His fourth name is “man” [insān], because he “forgot” God’s covenant. Thus He says, “He forgot, and We found in him no resoluteness” [20:115], that is, “We did not find in him resoluteness when he aimed to oppose Me; rather, that was because of forgetfulness [nisyān].” When there is solicitude, why should caresses have a limit? He overlooked his disobedience and He gave him an excuse. He said, “He did not act in opposition intentionally, nor did he have any resoluteness in that. Rather, he forgot My covenant, and it is My generosity to overlook that.”

It has also been said that “man” comes from “closeness” [uns], that is, he had a closeness with his spouse and love in his heart, as God said: “He placed between you love and mercy” [30:21]. That is why the Exalted Lord said, “O Adam, dwell thou and thy spouse in the Garden!” He gave his kind to his kind, He tied the creature to the creature, and He made the shape in the shape. This is because newly arrived things can make do only with their own shapes, are attracted only to their own kinds, and take ease only with those like themselves.
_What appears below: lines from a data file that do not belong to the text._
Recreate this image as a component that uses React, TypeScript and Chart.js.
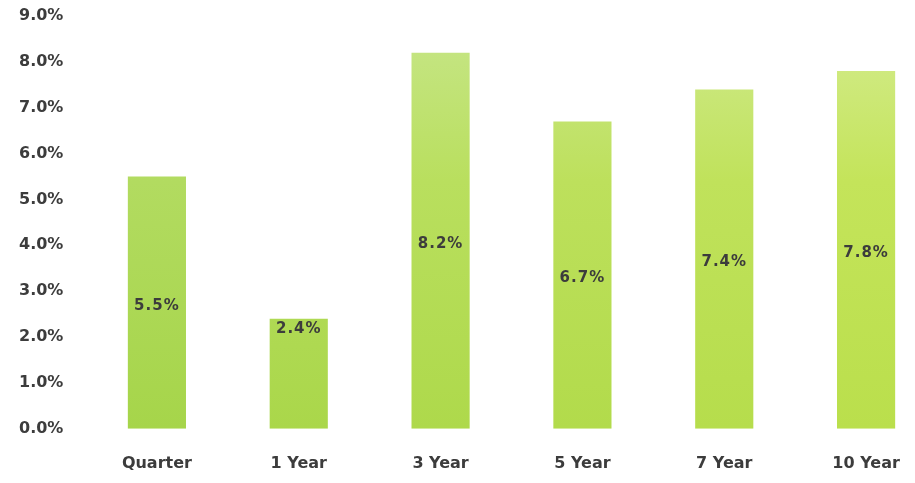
import React, { useEffect, useRef } from "react";
import { Chart, registerables } from "chart.js";

Chart.register(...registerables);

const categories = ["Quarter", "1 Year", "3 Year", "5 Year", "7 Year", "10 Year"];
const returns = [5.5, 2.4, 8.2, 6.7, 7.4, 7.8];
const yTicks = [0, 1, 2, 3, 4, 5, 6, 7, 8, 9];

const FONT = "'DejaVu Sans', 'Noto Sans', sans-serif";
const TEXT = "#3c3c3c";

function mix(a: number[], b: number[], t: number) {
  const c = a.map((v, i) => Math.round(v + (b[i] - v) * t));
  return `rgb(${c[0]},${c[1]},${c[2]})`;
}

const barLabels = {
  id: "barLabels",
  afterDatasetsDraw(chart: any) {
    const ctx = chart.ctx;
    const meta = chart.getDatasetMeta(0);
    ctx.save();
    ctx.font = `bold 15px ${FONT}`;
    (ctx as any).letterSpacing = "1px";
    ctx.fillStyle = TEXT;
    ctx.textAlign = "center";
    ctx.textBaseline = "middle";
    meta.data.forEach((bar: any, i: number) => {
      const h = bar.base - bar.y;
      const y = h < 130 ? bar.y + 10 : (bar.y + bar.base) / 2 + 3;
      ctx.fillText(returns[i].toFixed(1) + "%", bar.x, y);
    });
    ctx.restore();
  },
};

export default function App() {
  const ref = useRef<HTMLCanvasElement | null>(null);
  useEffect(() => {
    document.body.style.margin = "0";
    if (!ref.current) return;
    const chart = new Chart(ref.current, {
      type: "bar",
      data: {
        labels: categories,
        datasets: [
          {
            data: returns,
            backgroundColor: (c: any) => {
              const area = c.chart.chartArea;
              if (!area) return "#aed55a";
              const t = (c.dataIndex || 0) / (categories.length - 1);
              const g = c.chart.ctx.createLinearGradient(0, area.top, 0, area.bottom);
              g.addColorStop(0, mix([190, 226, 132], [212, 236, 144], t));
              g.addColorStop(0.4, mix([178, 219, 96], [196, 228, 90], t));
              g.addColorStop(1, mix([166, 213, 74], [186, 223, 76], t));
              return g;
            },
            borderWidth: 0,
            categoryPercentage: 1,
            barPercentage: 0.41,
          },
        ],
      },
      options: {
        animation: false,
        responsive: false,
        maintainAspectRatio: false,
        layout: { padding: { top: 16, right: 0, bottom: -15, left: 19 } },
        plugins: { legend: { display: false }, tooltip: { enabled: false } },
        scales: {
          x: {
            grid: { display: false, drawTicks: false },
            border: { display: false },
            ticks: {
              color: TEXT,
              font: { family: FONT, size: 16, weight: "bold" },
              padding: 25,
              maxRotation: 0,
            },
          },
          y: {
            min: 0,
            max: 9,
            afterBuildTicks: (axis: any) => {
              axis.ticks = yTicks.map((v) => ({ value: v }));
            },
            afterFit: (axis: any) => {
              axis.width = 67;
            },
            grid: { display: false, drawTicks: false },
            border: { display: false },
            ticks: {
              color: TEXT,
              font: { family: FONT, size: 16, weight: "bold" },
              padding: 2,
              crossAlign: "far",
              callback: (v: any) => Number(v).toFixed(1) + "%",
            },
          },
        },
      },
      plugins: [barLabels],
    });
    return () => chart.destroy();
  }, []);
  return (
    <div style={{ position: "relative", width: 915, height: 483, overflow: "hidden", background: "#fff" }}>
      <canvas ref={ref} width={937} height={483} style={{ display: "block" }} />
    </div>
  );
}
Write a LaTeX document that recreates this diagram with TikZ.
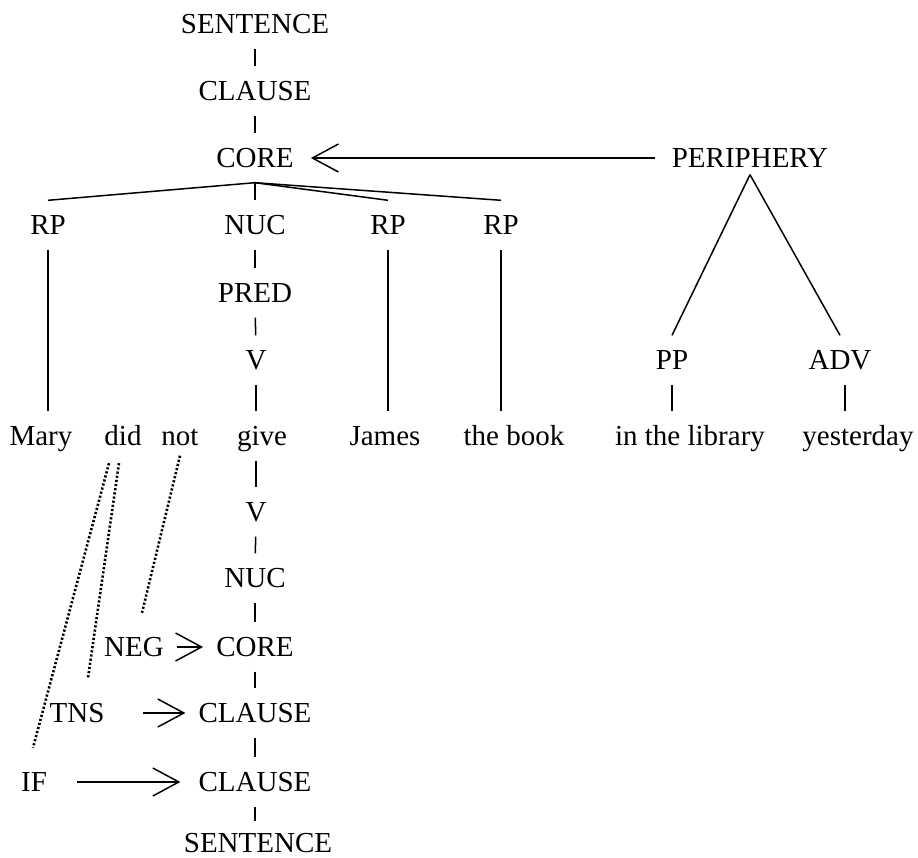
\documentclass[tikz,border=0pt]{standalone}
\usepackage{fontspec}
\setmainfont{Liberation Serif}
\usetikzlibrary{arrows.meta}
\begin{document}
\begin{tikzpicture}[x=1pt,y=1pt,
  lbl/.style={font=\fontsize{29}{31}\selectfont, inner xsep=13pt, inner ysep=15pt,
              text height=19pt, text depth=0pt, anchor=center},
  branch/.style={line width=1.5pt},
  opbarb/.style={line width=1.5pt, -{Straight Barb[length=26pt,width=28pt]}},
  dotline/.style={line width=2.6pt, dash pattern=on 2.2pt off 2pt}]
\useasboundingbox (0,0) rectangle (918,-858);

% upper (constituent) projection
\node[lbl] (sent1)  at (255,-24)  {SENTENCE};
\node[lbl] (clause1) at (255,-91) {CLAUSE};
\node[lbl] (core1)  at (255,-158) {CORE};
\node[lbl] (periph) at (750,-158) {PERIPHERY};
\node[lbl] (rp1)    at (48,-225)  {RP};
\node[lbl] (nuc1)   at (255,-225) {NUC};
\node[lbl] (rp2)    at (388,-225) {RP};
\node[lbl] (rp3)    at (501,-225) {RP};
\node[lbl] (pred)   at (255,-293) {PRED};
\node[lbl] (v1)     at (256,-360) {V};
\node[lbl] (pp)     at (672,-360) {PP};
\node[lbl] (adv)    at (840,-360) {ADV};

% the sentence
\node[lbl] (mary)  at (41,-436)  {Mary};
\node[lbl] (did)   at (123,-436) {did};
\node[lbl] (not)   at (180,-436) {not};
\node[lbl] (give)  at (262,-436) {give};
\node[lbl] (james) at (385,-436) {James};
\node[lbl] (book)  at (514,-436) {the book};
\node[lbl] (lib)   at (690,-436) {in the library};
\node[lbl] (yest)  at (858,-436) {yesterday};

% lower (operator) projection
\node[lbl] (v2)      at (256,-512) {V};
\node[lbl] (nuc2)    at (255,-578) {NUC};
\node[lbl] (core2)   at (255,-647) {CORE};
\node[lbl] (clause2) at (255,-713) {CLAUSE};
\node[lbl] (clause3) at (255,-782) {CLAUSE};
\node[lbl] (sent2)   at (258,-843) {SENTENCE};
\node[lbl] (neg) at (134,-647) {NEG};
\node[lbl] (tns) at (77,-713)  {TNS};
\node[lbl] (if)  at (34,-782)  {IF};

% constituent tree
\draw[branch] (sent1) -- (clause1);
\draw[branch] (clause1) -- (core1);
\draw[branch] (core1.south) -- (rp1.north);
\draw[branch] (core1.south) -- (nuc1.north);
\draw[branch] (core1.south) -- (rp2.north);
\draw[branch] (core1.south) -- (rp3.north);
\draw[branch] (nuc1) -- (pred);
\draw[branch] (pred) -- (v1);
\draw[branch] (v1.south) -- (v1.south |- give.north);
\draw[branch] (rp1.south) -- (rp1.south |- mary.north);
\draw[branch] (rp2.south) -- (rp2.south |- james.north);
\draw[branch] (rp3.south) -- (rp3.south |- book.north);
\draw[opbarb, shorten <=4pt, shorten >=4pt] (periph.west) -- (core1.east);
\draw[branch] ([yshift=8pt]periph.south) -- (pp.north);
\draw[branch] ([yshift=8pt]periph.south) -- (adv.north);
\draw[branch] (pp.south) -- (pp.south |- lib.north);
\draw[branch] ([xshift=5pt]adv.south) -- ([xshift=5pt]adv.south |- yest.north);

% operator projection
\draw[branch] (v2.north |- give.south) -- (v2.north);
\draw[branch] (v2) -- (nuc2);
\draw[branch] (nuc2) -- (core2);
\draw[branch] (core2) -- (clause2);
\draw[branch] (clause2) -- (clause3);
\draw[branch] (clause3.south) -- ([yshift=-3pt]clause3.south |- sent2.north);
\draw[opbarb] (neg.east) -- (core2.west);
\draw[opbarb, shorten <=25pt] (tns.east) -- (clause2.west);
\draw[opbarb, shorten <=17pt, shorten >=5pt] (if.east) -- (clause3.west);

% operators linked to their words
\draw[dotline] ([yshift=5pt]not.south) -- ([xshift=8pt,yshift=9.5pt]neg.north);
\draw[dotline] ([xshift=-4pt,yshift=-2.5pt]did.south) -- ([xshift=11pt,yshift=10.5pt]tns.north);
\draw[dotline] ([xshift=-14pt,yshift=-2.5pt]did.south) -- ([xshift=-1pt,yshift=9.5pt]if.north);
\end{tikzpicture}
\end{document}
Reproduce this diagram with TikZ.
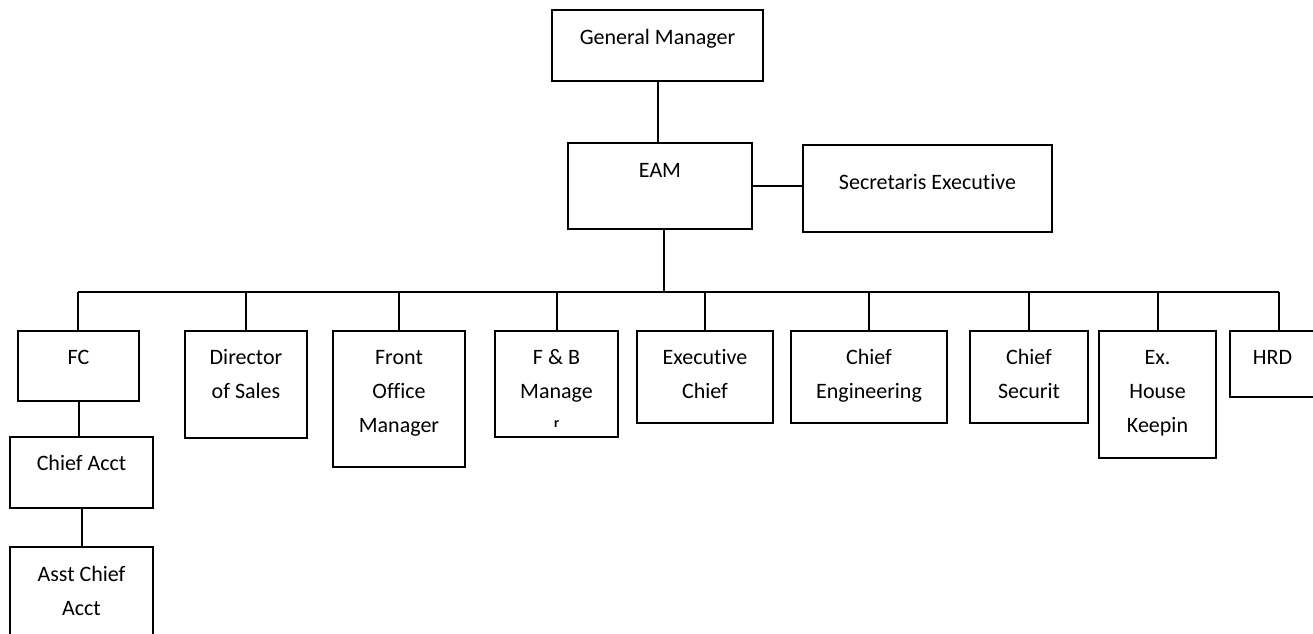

It is the Majesty of Eternity and the Exaltedness of Unity that is pure of shapes, likenesses, and kinds, and It is He who is uniquely holy through His own beauty and majesty and exalted through the attributes of His own perfection. He always is, and He is first before all things. He is great through Himself, He acts beautifully toward everything, and He is fitting for greatness and beautiful doing.

Then He said, “And eat from wheresoever you will, but come not near this tree. Eat what you want, wherever you want, in this paradise, and be joyful, but do come around this one tree.” He prohibited it to them, and He concealed their eating of it in His unseen knowledge. Then He put the decree into effect over them, so that they would know their own incapacity and weakness and see that protection from sin comes from the divine success-giving, not from the servant’s effort.